Hebrew media review

Gearing up for Trump

Speculation abounds as the US president is reported to be planning a trip to Israel at the end of May

Ilan Ben Zion is an AFP reporter and a former news editor at The Times of Israel.

US President Donald Trump attends a meeting about healthcare in the Roosevelt Room at the White House in Washington, DC, on March 13, 2017. (AFP Photo/Nicholas Kamm)
US President Donald Trump attends a meeting about healthcare in the Roosevelt Room at the White House in Washington, DC, on March 13, 2017. (AFP Photo/Nicholas Kamm)

One man dominates the headlines in the Hebrew tabloids: US President Donald Trump, who is reported to be preparing a visit to Israel at the end of May or beginning of June. That man is ousted from the top headline in the Haaretz broadsheet, however, by a mastodon that’s been dead for 130,000 years.

As all the papers note, an American team is expected to arrive in Israel on Thursday to start hammering out the particulars of the upcoming presidential trip. They are certain to note that Jerusalem Day, which marks 50 years of the unification of the city in 1967, takes place during the possible window of time for Trump’s arrival, and the presidential order barring the transfer of the United States Embassy to Israel from Tel Aviv to Jerusalem expires on June 1. Both dates are crucial to the calculus of Trump’s trip.

Yedioth Ahronoth reports that most of the details about the American president’s first visit to Israel are still up in the air, and the exact date of the visit isn’t concrete yet. It speculates that Trump will time the trip to coincide with the NATO summit in Brussels, Belgium, on May 25, and that it will last a couple days. The big announcement when he’s here, the paper reports, is that Trump will announce a shift in US policy vis-a-vis Israel and will recognize a united Jerusalem as Israel’s capital and declare support for the formation of a Palestinian state. At the same time, he isn’t expected to move the embassy from Tel Aviv to Jerusalem as previously promised, the paper says.

Israel Hayom reports that First Lady Melania Trump, the president’s daughter Ivanka Trump and his son-in-law Jared Kushner are all expected to join the president on the visit to Israel (though Yedioth Ahronoth says Trump’s wife isn’t planning to join). The paper reports that the Prime Minister’s Office hopes Trump will commit to moving the embassy, as he promised on the campaign trail, and points out that all Trump has to do is let the presidential order expire on June 1.

While Haaretz also runs an article about the possibility of an upcoming presidential trip to Israel, the paper hedges the speculation in favor of stating the limited facts known. The article itself runs on Page 4, keeping the enthusiasm levels to a minimum. Although Yedioth Ahronoth says Trump will visit the Palestinian Authority headquarters in Ramallah, Haaretz says it’s still not clear whether the president will go to the West Bank.

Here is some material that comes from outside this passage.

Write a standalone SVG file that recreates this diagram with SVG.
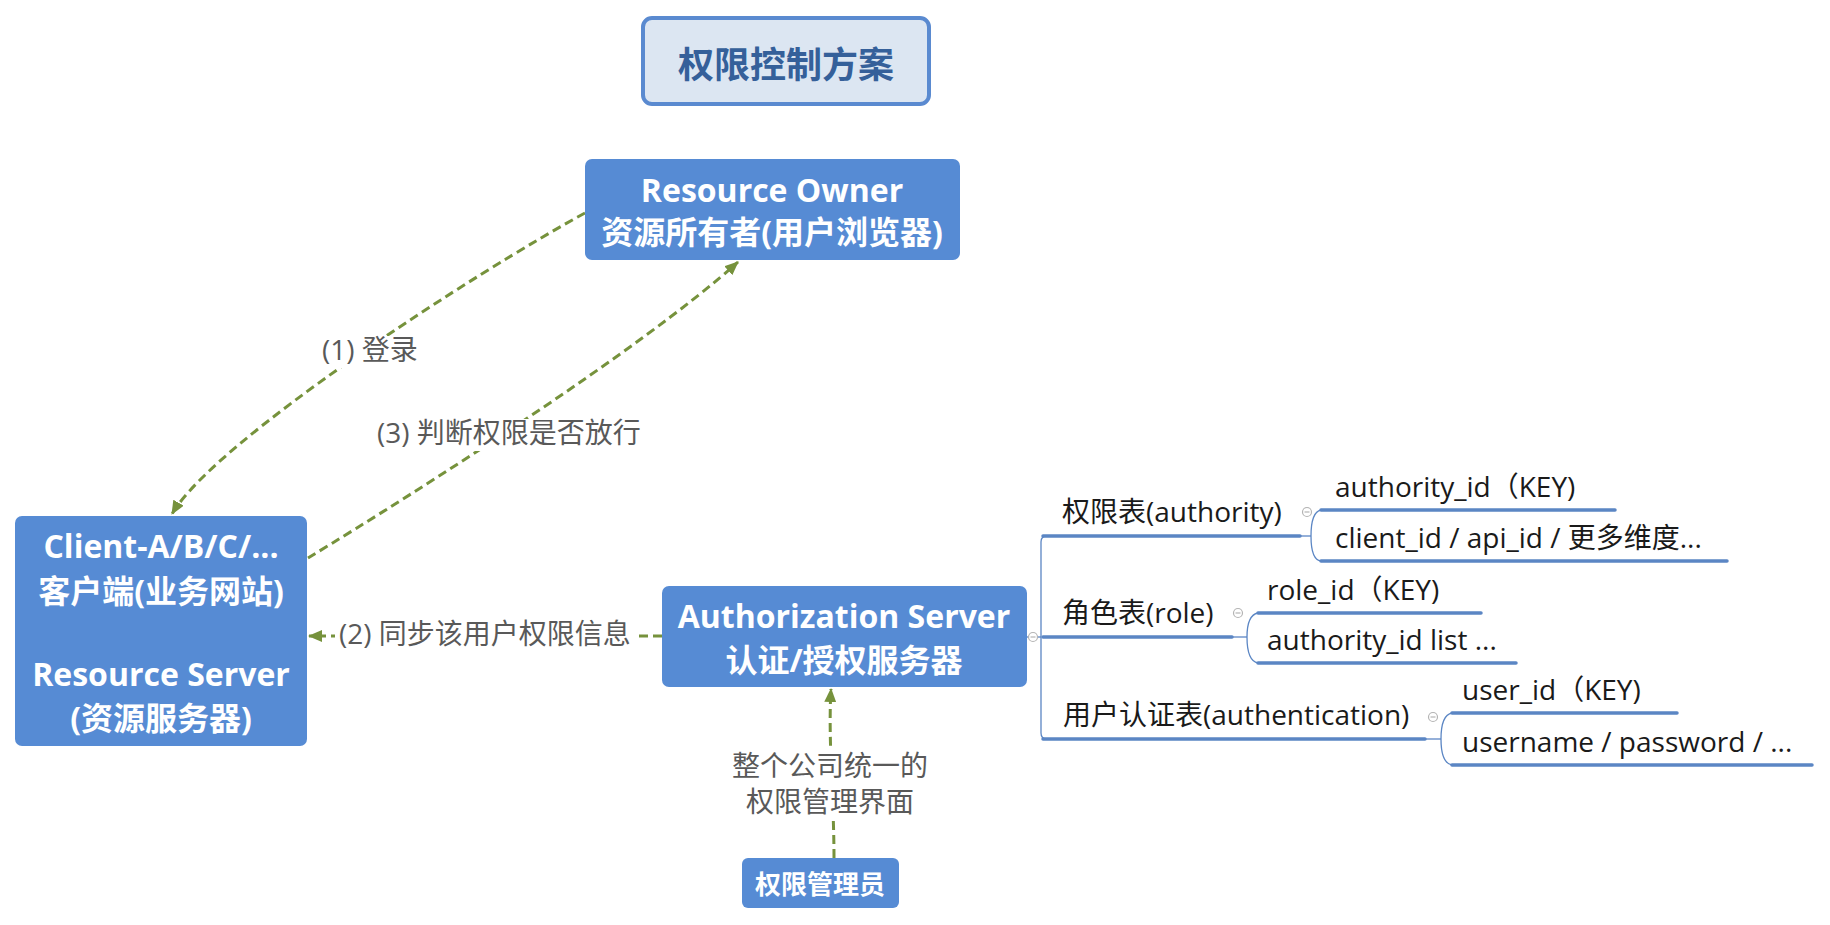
<svg xmlns="http://www.w3.org/2000/svg" width="1830" height="925" viewBox="0 0 1830 925">
<defs>
<style>
.box{fill:#568BD4;}
.bt{font-family:"Open Sans","Noto Sans CJK SC",sans-serif;font-weight:bold;fill:#ffffff;text-anchor:middle;}
.lbl{font-family:"Open Sans","Noto Sans CJK SC",sans-serif;font-size:28px;fill:#595959;}
.t{font-family:"Open Sans","Noto Sans CJK SC",sans-serif;font-size:28px;fill:#1a1a1a;}
.edge{fill:none;stroke:#76923C;stroke-width:3;stroke-dasharray:9 5;}
.ul{stroke:#5B86C4;stroke-width:3.5;stroke-linecap:round;fill:none;}
.thin{stroke:#5B86C4;stroke-width:1.3;fill:none;}
.col{fill:#ffffff;stroke:#b4b4b4;stroke-width:1.2;}
.cm{stroke:#b4b4b4;stroke-width:1.2;}
</style>
<marker id="arr" markerUnits="userSpaceOnUse" markerWidth="14" markerHeight="12" viewBox="0 0 14 12" refX="13" refY="6" orient="auto">
<path d="M0 0 L14 6 L0 12 z" fill="#76923C"/>
</marker>
</defs>
<rect width="1830" height="925" fill="#ffffff"/>

<g id="connectors">
<path class="edge" d="M 585 213 C 480 270, 215 440, 172 514" marker-end="url(#arr)"/>
<path class="edge" d="M 308 558 C 420 490, 640 350, 738 262" marker-end="url(#arr)"/>
<path class="edge" d="M 662 636 L 309 636" marker-end="url(#arr)"/>
<path class="edge" d="M 834 858 C 834 800, 828 740, 831 689" marker-end="url(#arr)"/>
<g id="edge-labels">
<rect x="318" y="336" width="104" height="32" fill="#ffffff"/>
<text class="lbl" x="322" y="360">(1) 登录</text>
<rect x="373" y="419" width="272" height="32" fill="#ffffff"/>
<text class="lbl" x="377" y="443">(3) 判断权限是否放行</text>
<rect x="335" y="619" width="302" height="32" fill="#ffffff"/>
<text class="lbl" x="339" y="644">(2) 同步该用户权限信息</text>
<rect x="726" y="748" width="208" height="72" fill="#ffffff"/>
<text class="lbl" x="830" y="776" text-anchor="middle">整个公司统一的</text>
<text class="lbl" x="830" y="812" text-anchor="middle">权限管理界面</text>
</g>
<g id="tree-lines">
<line class="thin" x1="1027" y1="637" x2="1041" y2="637"/>
<path class="thin" d="M 1047 536 Q 1041 536 1041 542 L 1041 733 Q 1041 739 1047 739"/>
<line class="thin" x1="1300" y1="536" x2="1311" y2="536"/>
<path class="thin" d="M 1321 510 Q 1311 512 1311 536 Q 1311 560 1321 561"/>
<line class="thin" x1="1232" y1="637" x2="1247" y2="637"/>
<path class="thin" d="M 1258 613 Q 1247 615 1247 637 Q 1247 661 1258 663"/>
<line class="thin" x1="1425" y1="739" x2="1441" y2="739"/>
<path class="thin" d="M 1452 713 Q 1441 715 1441 739 Q 1441 763 1452 765"/>
</g>
</g>

<g id="title">
<rect x="643" y="18" width="286" height="86" rx="9" fill="#DCE6F2" stroke="#5A8AD0" stroke-width="4"/>
<text x="786" y="78" font-family="'Noto Sans CJK SC',sans-serif" font-weight="bold" font-size="36" fill="#35609A" text-anchor="middle">权限控制方案</text>
</g>

<g id="resource-owner">
<rect class="box" x="585" y="159" width="375" height="101" rx="7"/>
<text class="bt" x="772" y="202" font-size="32">Resource Owner</text>
<text class="bt" x="772" y="244" font-size="32">资源所有者(用户浏览器)</text>
</g>

<g id="client">
<rect class="box" x="15" y="516" width="292" height="230" rx="7"/>
<text class="bt" x="161" y="558" font-size="32">Client-A/B/C/...</text>
<text class="bt" x="161" y="603" font-size="32">客户端(业务网站)</text>
<text class="bt" x="161" y="686" font-size="32">Resource Server</text>
<text class="bt" x="161" y="730" font-size="32">(资源服务器)</text>
</g>

<g id="auth-server">
<rect class="box" x="662" y="586" width="365" height="101" rx="7"/>
<text class="bt" x="844" y="628" font-size="32">Authorization Server</text>
<text class="bt" x="844" y="672" font-size="32">认证/授权服务器</text>
<circle class="col" cx="1033" cy="637" r="4.5"/><line class="cm" x1="1030.5" y1="637" x2="1035.5" y2="637"/>
</g>

<g id="admin">
<rect class="box" x="742" y="858" width="157" height="50" rx="6"/>
<text class="bt" x="820" y="894" font-size="26">权限管理员</text>
</g>

<g id="authority-table">
<text class="t" x="1062" y="522">权限表(authority)</text>
<line class="ul" x1="1043" y1="536" x2="1300" y2="536"/>
<circle class="col" cx="1307" cy="512" r="4.5"/><line class="cm" x1="1304.5" y1="512" x2="1309.5" y2="512"/>
</g>
<g id="authority-key">
<text class="t" x="1335" y="497">authority_id（KEY)</text>
<line class="ul" x1="1321" y1="510" x2="1615" y2="510"/>
</g>
<g id="authority-fields">
<text class="t" x="1335" y="548">client_id / api_id / 更多维度...</text>
<line class="ul" x1="1321" y1="561" x2="1727" y2="561"/>
</g>

<g id="role-table">
<text class="t" x="1062" y="623">角色表(role)</text>
<line class="ul" x1="1043" y1="637" x2="1232" y2="637"/>
<circle class="col" cx="1238" cy="613" r="4.5"/><line class="cm" x1="1235.5" y1="613" x2="1240.5" y2="613"/>
</g>
<g id="role-key">
<text class="t" x="1267" y="600">role_id（KEY)</text>
<line class="ul" x1="1258" y1="613" x2="1481" y2="613"/>
</g>
<g id="role-fields">
<text class="t" x="1267" y="650">authority_id list ...</text>
<line class="ul" x1="1258" y1="663" x2="1516" y2="663"/>
</g>

<g id="auth-table">
<text class="t" x="1063" y="725">用户认证表(authentication)</text>
<line class="ul" x1="1043" y1="739" x2="1425" y2="739"/>
<circle class="col" cx="1433" cy="717" r="4.5"/><line class="cm" x1="1430.5" y1="717" x2="1435.5" y2="717"/>
</g>
<g id="user-key">
<text class="t" x="1462" y="700">user_id（KEY)</text>
<line class="ul" x1="1452" y1="713" x2="1677" y2="713"/>
</g>
<g id="user-fields">
<text class="t" x="1462" y="752">username / password / ...</text>
<line class="ul" x1="1452" y1="765" x2="1812" y2="765"/>
</g>
</svg>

Since they’re already on the issue of Donald Trump, Yedioth Ahronoth runs an article about the new administration’s proposed tax reforms, with an op-ed writer calling the changes announced on Tuesday a “revolution in taxation” that will affect the tax system in Israel. “In a nutshell, Israel won’t be able to keep its income tax and corporate taxes much higher than those of the Americans, and also the manner of taxation customary in Israel when the Trump administration converts to the territorial method,” Sever Plotzker writes.

For Americans living in Israel, this is a big deal, he points out. The United States used to chase after its citizens for taxes on income earned abroad. “The planned change will eliminate the pursuit by American tax authorities after American citizens’ income from abroad.”

Israel Hayom is already gearing up for Memorial Day, even though it doesn’t start until Sunday. That doesn’t stop the free daily newspaper from pushing two pages’ worth of coverage about upcoming ceremonies and dedications to the fallen. Also noteworthy is the paper’s decision to run an advertisement for tobacco. Perhaps they’re trying to get that money in their coffers while they can before a proposed bill to cut down on tobacco advertisements is passed.

But neither death nor taxes nor the American president coming to Israel distracts Haaretz from its big stories that focus on human history and archaeology. The paper reports on a new study that suggests that humans arrived in North America 130,000 years ago, much earlier than most theories posit. The controversial claim published in Nature on Wednesday pushes back the arrival of humanoids in the New World tenfold. Conventionally held theories place the arrival of humans in North America at around 15,000 years before present. Some mastodon bones found in California in 1992 were broken and smashed by humans, the paper’s authors say.

The paper also reports on the restoration and preservation work being carried out at Caesarea that has turned up a number of new finds from the ancient Roman port.